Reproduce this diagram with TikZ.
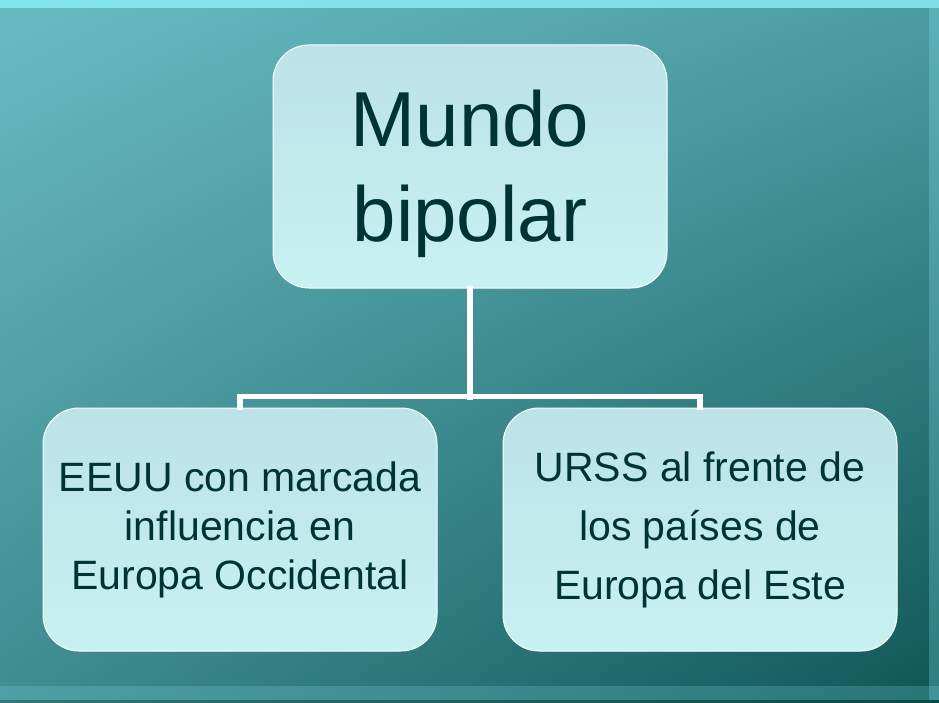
\documentclass[tikz,border=0pt]{standalone}
\usepackage{fontspec}
\setmainfont{Liberation Sans}
\usetikzlibrary{shadings}
\definecolor{inkteal}{HTML}{003333}
\definecolor{boxtop}{HTML}{BBE3E8}
\definecolor{boxbottom}{HTML}{C8F1F2}
\definecolor{bgtl}{HTML}{68BCC3}
\definecolor{bgtr}{HTML}{4C9DA3}
\definecolor{bgbl}{HTML}{3F8C91}
\definecolor{bgbr}{HTML}{0F5656}
\definecolor{rimcyan}{HTML}{8CEFF7}

\begin{document}
\begin{tikzpicture}[x=1pt, y=-1pt,
  every node/.style = {shape=rectangle, rounded corners=36pt,
    draw=white, line width=1pt, align=center, text=inkteal,
    top color=boxtop, bottom color=boxbottom,
    minimum width=394pt, minimum height=243pt, inner sep=0pt},
  rootbox/.style = {font=\fontsize{78}{95}\selectfont},
  leafbox/.style = {font=\fontsize{41}{49}\selectfont},
  link/.style = {draw=white, line width=5.5pt, line cap=rect}]
  \useasboundingbox (0,0) rectangle (939,703);
  % background and frame
  \shade[upper left=bgtl, upper right=bgtr, lower left=bgbl, lower right=bgbr]
    (0,0) rectangle (939,703);
  \fill[rimcyan, opacity=0.8] (0,0) rectangle (939,8);
  \fill[rimcyan, opacity=0.2] (0,686) rectangle (939,700);
  \fill[black, opacity=0.15] (0,700) rectangle (939,703);
  \fill[rimcyan, opacity=0.25] (929,8) rectangle (939,700);
  % boxes
  \node[rootbox] (root) at (470,166.5) {\rule{0pt}{71pt}Mundo\\bipolar};
  \node[leafbox] (west) at (240,529.5) {EEUU con marcada\\influencia en\\Europa Occidental};
  \node[leafbox, font=\fontsize{41}{59}\selectfont] (east) at (700,529.5)
    {URSS al frente de\\los países de\\Europa del Este};
  % connectors
  \coordinate (bar) at (470,397);
  \draw[link] (root.south) -- (bar);
  \draw[link] (west.north) -- ++(0,-11) -| (east.north);
\end{tikzpicture}
\end{document}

════════════════════

▶ [What the task requires]: Print the listing above in full, exactly as written. Omit any pictures.

▶ [Solved problem]:
Reproduce this diagram with TikZ.
\documentclass[tikz,border=0pt]{standalone}
\usepackage{fontspec}
\setmainfont{Liberation Sans}
\usetikzlibrary{shadings}
\definecolor{inkteal}{HTML}{003333}
\definecolor{boxtop}{HTML}{BBE3E8}
\definecolor{boxbottom}{HTML}{C8F1F2}
\definecolor{bgtl}{HTML}{68BCC3}
\definecolor{bgtr}{HTML}{4C9DA3}
\definecolor{bgbl}{HTML}{3F8C91}
\definecolor{bgbr}{HTML}{0F5656}
\definecolor{rimcyan}{HTML}{8CEFF7}

\begin{document}
\begin{tikzpicture}[x=1pt, y=-1pt,
  every node/.style = {shape=rectangle, rounded corners=36pt,
    draw=white, line width=1pt, align=center, text=inkteal,
    top color=boxtop, bottom color=boxbottom,
    minimum width=394pt, minimum height=243pt, inner sep=0pt},
  rootbox/.style = {font=\fontsize{78}{95}\selectfont},
  leafbox/.style = {font=\fontsize{41}{49}\selectfont},
  link/.style = {draw=white, line width=5.5pt, line cap=rect}]
  \useasboundingbox (0,0) rectangle (939,703);
  % background and frame
  \shade[upper left=bgtl, upper right=bgtr, lower left=bgbl, lower right=bgbr]
    (0,0) rectangle (939,703);
  \fill[rimcyan, opacity=0.8] (0,0) rectangle (939,8);
  \fill[rimcyan, opacity=0.2] (0,686) rectangle (939,700);
  \fill[black, opacity=0.15] (0,700) rectangle (939,703);
  \fill[rimcyan, opacity=0.25] (929,8) rectangle (939,700);
  % boxes
  \node[rootbox] (root) at (470,166.5) {\rule{0pt}{71pt}Mundo\\bipolar};
  \node[leafbox] (west) at (240,529.5) {EEUU con marcada\\influencia en\\Europa Occidental};
  \node[leafbox, font=\fontsize{41}{59}\selectfont] (east) at (700,529.5)
    {URSS al frente de\\los países de\\Europa del Este};
  % connectors
  \coordinate (bar) at (470,397);
  \draw[link] (root.south) -- (bar);
  \draw[link] (west.north) -- ++(0,-11) -| (east.north);
\end{tikzpicture}
\end{document}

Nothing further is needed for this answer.